The strength of the dollar in this period owed nothing to the traditional standards of economic and currency comparison. Though the amassing of the world’s financial liquidity in United States Treasuries would not typically be thought of as an asset bubble, by any measure of the origin and behavior of asset bubbles it was. Treasury prices were driven higher by unceasing demand which for a time ignored cost and return in a desperate race to secure principal. The psychology of fear is not very different from that of greed in its ability to push markets to excess. Bubbles can form for negative as well as positive reasons.
The dollar asset bubble began to unwind with the bottom of the equity markets in March. If the September to March dollar was the security dollar then we can call the March to June dollar the repatriating dollar.
As financial conditions gradually improved, investors sold Treasuries and placed their funds in commodities, worldwide equities, currencies and other instruments looking for appreciation and return. Because the process did not unfold at once, and because it was largely better conditions in the United States that emboldened investors to assume more risk, it seemed that whenever there were improving economic statistics in the US the dollar would sell off. In fact this was the necessary dollar selling that accompanied the repatriation of foreign-owned dollar assets or American dollar assets transferring to overseas markets and investments. .
Neither the rationale for the security dollar nor the logic for the repatriating dollar could last beyond the original financial and market conditions that produced them.

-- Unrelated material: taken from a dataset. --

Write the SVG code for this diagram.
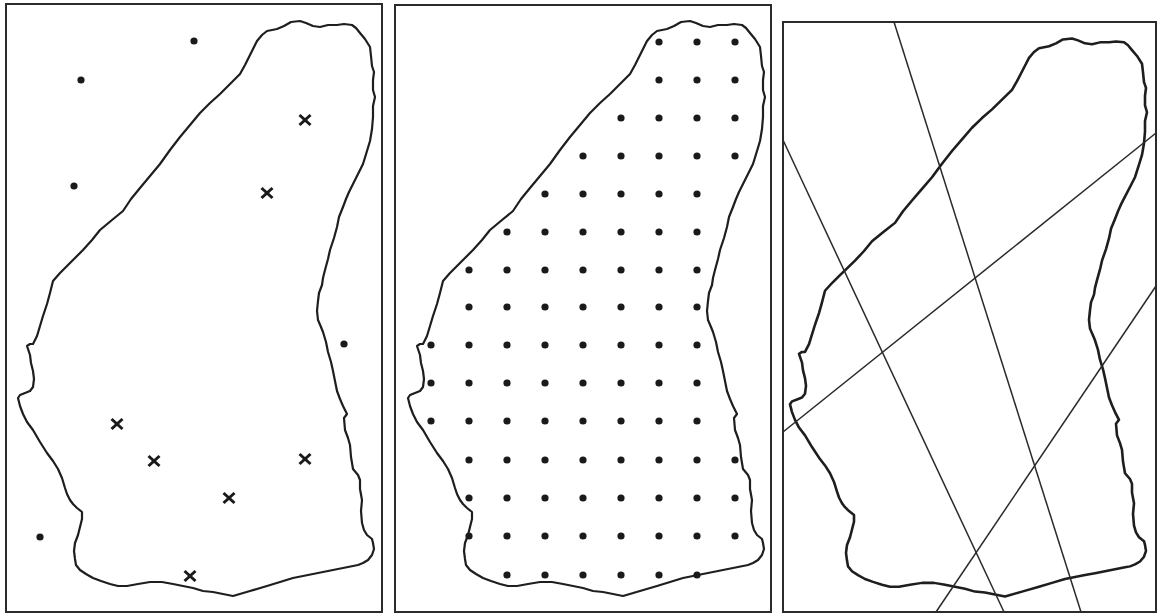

Owners of investment funds will not accept minuscule earnings forever. And despite appearances the amount of funds stashed in Treasuries is not infinite. When the repatriation is complete the pressure on the dollar engendered but not caused by a mending US economy will be removed. We may have finally reached that point.
This does not necessarily mean that the dollar is poised for a strong recovery. The US economy has very serious current and pending problems and the path away from the financial crisis to recovery is unknown; but then again that applies to the rest of the world as well.
The Eurozone and Japan are trailing even the small signs of stability that have arrived in the United States. Still, if the historical performance of the US economy is considered along with the enormous fiscal and monetary stimulus that has been applied to the American economy, the dollar could well outstrip its competitors without the revival of normal economic growth anywhere in the world.